# Start of Rows

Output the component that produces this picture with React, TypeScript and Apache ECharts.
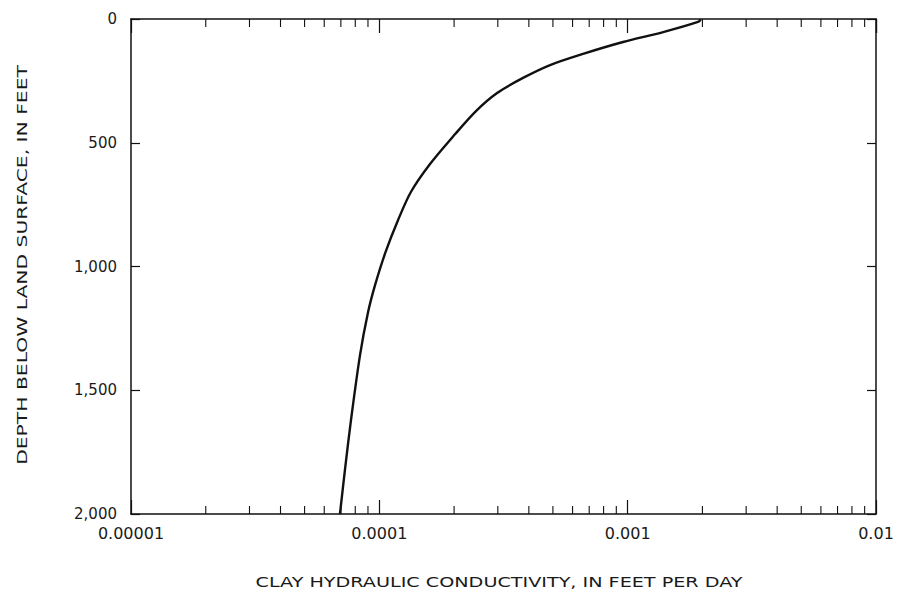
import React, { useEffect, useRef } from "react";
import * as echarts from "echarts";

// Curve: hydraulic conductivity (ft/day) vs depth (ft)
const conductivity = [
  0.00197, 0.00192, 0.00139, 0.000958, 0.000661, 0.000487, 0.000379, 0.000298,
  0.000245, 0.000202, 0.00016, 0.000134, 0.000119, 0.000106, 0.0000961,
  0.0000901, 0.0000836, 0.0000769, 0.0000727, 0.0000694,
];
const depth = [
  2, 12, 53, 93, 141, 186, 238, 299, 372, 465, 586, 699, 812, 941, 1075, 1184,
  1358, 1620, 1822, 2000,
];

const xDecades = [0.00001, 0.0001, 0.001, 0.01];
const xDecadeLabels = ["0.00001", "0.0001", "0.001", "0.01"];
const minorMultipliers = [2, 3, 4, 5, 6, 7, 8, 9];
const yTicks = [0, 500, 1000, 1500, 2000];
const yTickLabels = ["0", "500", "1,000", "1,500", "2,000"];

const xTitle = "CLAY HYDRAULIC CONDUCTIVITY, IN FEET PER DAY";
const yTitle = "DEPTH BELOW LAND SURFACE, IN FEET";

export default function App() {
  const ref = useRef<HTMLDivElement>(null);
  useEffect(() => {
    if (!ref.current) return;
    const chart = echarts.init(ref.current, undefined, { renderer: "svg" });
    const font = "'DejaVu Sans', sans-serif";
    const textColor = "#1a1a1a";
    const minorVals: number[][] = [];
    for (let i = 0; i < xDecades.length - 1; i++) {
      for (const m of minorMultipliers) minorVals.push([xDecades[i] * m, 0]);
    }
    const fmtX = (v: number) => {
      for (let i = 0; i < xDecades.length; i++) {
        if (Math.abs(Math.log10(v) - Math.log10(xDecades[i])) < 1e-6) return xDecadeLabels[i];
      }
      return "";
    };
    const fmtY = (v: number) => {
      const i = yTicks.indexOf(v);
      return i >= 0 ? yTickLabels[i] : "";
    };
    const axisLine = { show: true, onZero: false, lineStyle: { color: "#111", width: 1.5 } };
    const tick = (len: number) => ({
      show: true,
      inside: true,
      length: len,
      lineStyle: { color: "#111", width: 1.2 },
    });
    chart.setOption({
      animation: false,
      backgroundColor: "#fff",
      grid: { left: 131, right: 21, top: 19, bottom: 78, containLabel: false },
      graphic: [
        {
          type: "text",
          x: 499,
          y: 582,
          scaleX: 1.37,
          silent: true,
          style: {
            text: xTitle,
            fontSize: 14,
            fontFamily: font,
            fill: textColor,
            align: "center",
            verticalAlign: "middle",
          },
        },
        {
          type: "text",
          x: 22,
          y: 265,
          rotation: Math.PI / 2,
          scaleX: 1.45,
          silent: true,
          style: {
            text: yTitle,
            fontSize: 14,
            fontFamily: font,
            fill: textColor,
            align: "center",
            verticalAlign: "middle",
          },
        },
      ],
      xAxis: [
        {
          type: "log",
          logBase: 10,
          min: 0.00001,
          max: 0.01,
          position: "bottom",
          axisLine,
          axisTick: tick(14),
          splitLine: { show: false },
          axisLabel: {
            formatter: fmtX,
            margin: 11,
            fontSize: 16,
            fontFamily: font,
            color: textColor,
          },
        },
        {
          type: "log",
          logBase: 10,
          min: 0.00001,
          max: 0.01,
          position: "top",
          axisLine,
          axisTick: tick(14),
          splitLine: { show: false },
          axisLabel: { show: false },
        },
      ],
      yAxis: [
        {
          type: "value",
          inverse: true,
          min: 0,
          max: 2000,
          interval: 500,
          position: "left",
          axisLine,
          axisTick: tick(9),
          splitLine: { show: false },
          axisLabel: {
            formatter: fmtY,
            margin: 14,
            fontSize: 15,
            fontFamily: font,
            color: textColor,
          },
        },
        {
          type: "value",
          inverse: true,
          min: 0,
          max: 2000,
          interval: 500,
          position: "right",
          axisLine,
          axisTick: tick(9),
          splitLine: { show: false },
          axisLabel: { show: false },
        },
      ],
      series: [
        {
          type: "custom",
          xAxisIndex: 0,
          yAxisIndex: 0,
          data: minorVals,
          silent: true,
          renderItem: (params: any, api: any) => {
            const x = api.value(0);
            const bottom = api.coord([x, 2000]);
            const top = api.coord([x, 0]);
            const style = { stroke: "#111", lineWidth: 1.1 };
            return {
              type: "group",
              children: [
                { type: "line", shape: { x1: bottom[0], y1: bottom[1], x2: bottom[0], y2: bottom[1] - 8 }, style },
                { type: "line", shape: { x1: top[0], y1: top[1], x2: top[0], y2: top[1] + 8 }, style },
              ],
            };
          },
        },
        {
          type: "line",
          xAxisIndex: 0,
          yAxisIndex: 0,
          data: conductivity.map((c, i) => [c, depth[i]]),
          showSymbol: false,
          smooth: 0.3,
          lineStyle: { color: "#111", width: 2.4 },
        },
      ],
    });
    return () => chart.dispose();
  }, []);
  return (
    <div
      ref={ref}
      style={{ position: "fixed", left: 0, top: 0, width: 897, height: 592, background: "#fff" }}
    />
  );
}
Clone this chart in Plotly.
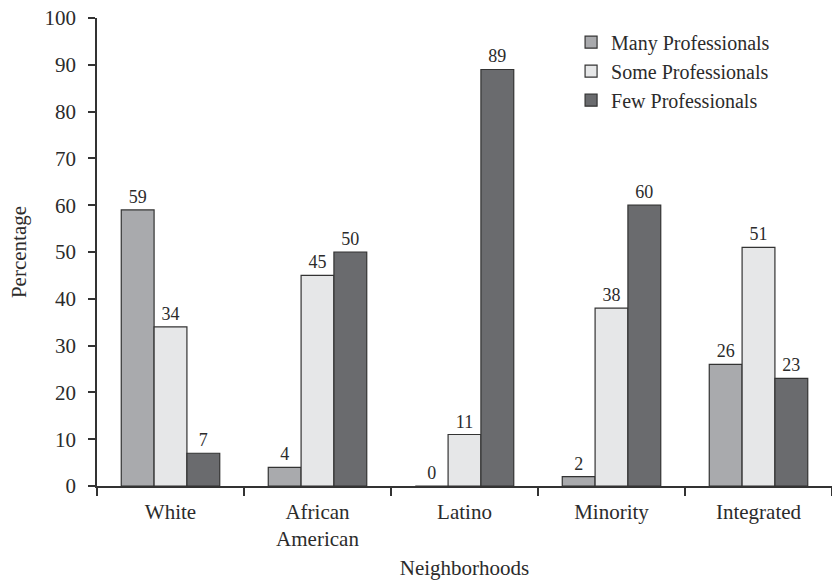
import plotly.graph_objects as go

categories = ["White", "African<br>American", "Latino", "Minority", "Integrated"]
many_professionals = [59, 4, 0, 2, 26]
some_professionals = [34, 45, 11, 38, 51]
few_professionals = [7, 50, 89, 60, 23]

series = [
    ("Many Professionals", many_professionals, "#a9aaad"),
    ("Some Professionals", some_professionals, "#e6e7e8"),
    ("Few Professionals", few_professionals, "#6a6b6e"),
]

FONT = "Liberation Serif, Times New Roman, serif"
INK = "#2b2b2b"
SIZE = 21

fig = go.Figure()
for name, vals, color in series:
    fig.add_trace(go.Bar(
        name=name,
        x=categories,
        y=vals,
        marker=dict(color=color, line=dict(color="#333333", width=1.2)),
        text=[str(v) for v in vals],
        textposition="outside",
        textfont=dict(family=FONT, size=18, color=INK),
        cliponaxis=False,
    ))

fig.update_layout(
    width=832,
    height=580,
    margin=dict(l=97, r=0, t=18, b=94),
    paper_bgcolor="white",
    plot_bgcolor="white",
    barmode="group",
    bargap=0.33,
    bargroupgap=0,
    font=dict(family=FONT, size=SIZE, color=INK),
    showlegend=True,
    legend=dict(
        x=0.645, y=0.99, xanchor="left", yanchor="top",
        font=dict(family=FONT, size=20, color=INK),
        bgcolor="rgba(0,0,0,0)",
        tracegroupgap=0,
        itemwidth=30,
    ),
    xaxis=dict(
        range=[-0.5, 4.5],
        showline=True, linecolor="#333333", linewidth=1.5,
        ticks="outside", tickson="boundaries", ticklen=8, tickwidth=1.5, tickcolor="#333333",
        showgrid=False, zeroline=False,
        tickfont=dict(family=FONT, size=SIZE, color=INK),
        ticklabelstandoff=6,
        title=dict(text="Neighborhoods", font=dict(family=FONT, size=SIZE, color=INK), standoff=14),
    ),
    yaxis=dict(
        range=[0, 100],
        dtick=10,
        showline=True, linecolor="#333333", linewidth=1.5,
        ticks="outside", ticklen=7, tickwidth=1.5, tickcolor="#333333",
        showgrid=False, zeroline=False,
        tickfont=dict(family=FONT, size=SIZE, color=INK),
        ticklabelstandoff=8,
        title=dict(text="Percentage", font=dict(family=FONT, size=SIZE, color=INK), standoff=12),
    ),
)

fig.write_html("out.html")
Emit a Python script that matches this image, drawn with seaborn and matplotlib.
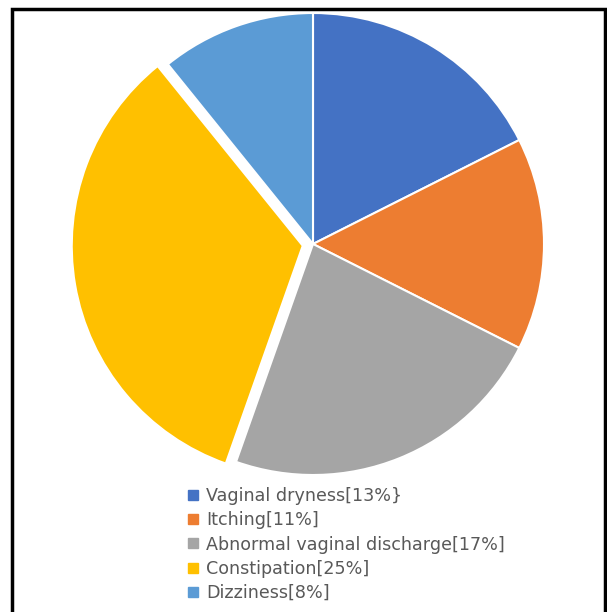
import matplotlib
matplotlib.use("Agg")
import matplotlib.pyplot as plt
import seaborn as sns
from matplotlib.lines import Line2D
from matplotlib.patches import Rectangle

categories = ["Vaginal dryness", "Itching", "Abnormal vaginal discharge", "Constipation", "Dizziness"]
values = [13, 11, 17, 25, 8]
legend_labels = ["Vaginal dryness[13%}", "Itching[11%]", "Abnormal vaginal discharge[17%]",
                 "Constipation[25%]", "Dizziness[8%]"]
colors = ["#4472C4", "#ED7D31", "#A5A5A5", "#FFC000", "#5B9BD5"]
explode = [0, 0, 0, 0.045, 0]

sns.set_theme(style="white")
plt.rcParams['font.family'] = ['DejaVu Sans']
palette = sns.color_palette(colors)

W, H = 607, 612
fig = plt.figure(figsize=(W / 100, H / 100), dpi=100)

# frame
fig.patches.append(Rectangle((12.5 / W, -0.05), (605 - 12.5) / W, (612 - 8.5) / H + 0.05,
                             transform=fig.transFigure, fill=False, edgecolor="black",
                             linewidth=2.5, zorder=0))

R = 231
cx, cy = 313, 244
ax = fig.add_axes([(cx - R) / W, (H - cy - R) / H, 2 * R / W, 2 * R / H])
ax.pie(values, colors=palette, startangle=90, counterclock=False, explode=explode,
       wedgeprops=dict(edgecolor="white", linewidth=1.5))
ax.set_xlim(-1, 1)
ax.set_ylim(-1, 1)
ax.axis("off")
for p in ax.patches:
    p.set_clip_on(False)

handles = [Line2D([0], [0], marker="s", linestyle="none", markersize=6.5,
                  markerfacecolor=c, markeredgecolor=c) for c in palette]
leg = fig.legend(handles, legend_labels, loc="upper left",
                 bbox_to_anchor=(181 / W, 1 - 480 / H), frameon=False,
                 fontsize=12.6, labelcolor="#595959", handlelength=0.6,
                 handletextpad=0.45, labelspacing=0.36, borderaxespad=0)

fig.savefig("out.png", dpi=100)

# End of Rows

__The exercise__: Using the records above, pull out each line where the word "matplotlib" occurs.

__Exercise output__:
Emit a Python script that matches this image, drawn with seaborn and matplotlib.
import matplotlib
matplotlib.use("Agg")
import matplotlib.pyplot as plt
from matplotlib.lines import Line2D
from matplotlib.patches import Rectangle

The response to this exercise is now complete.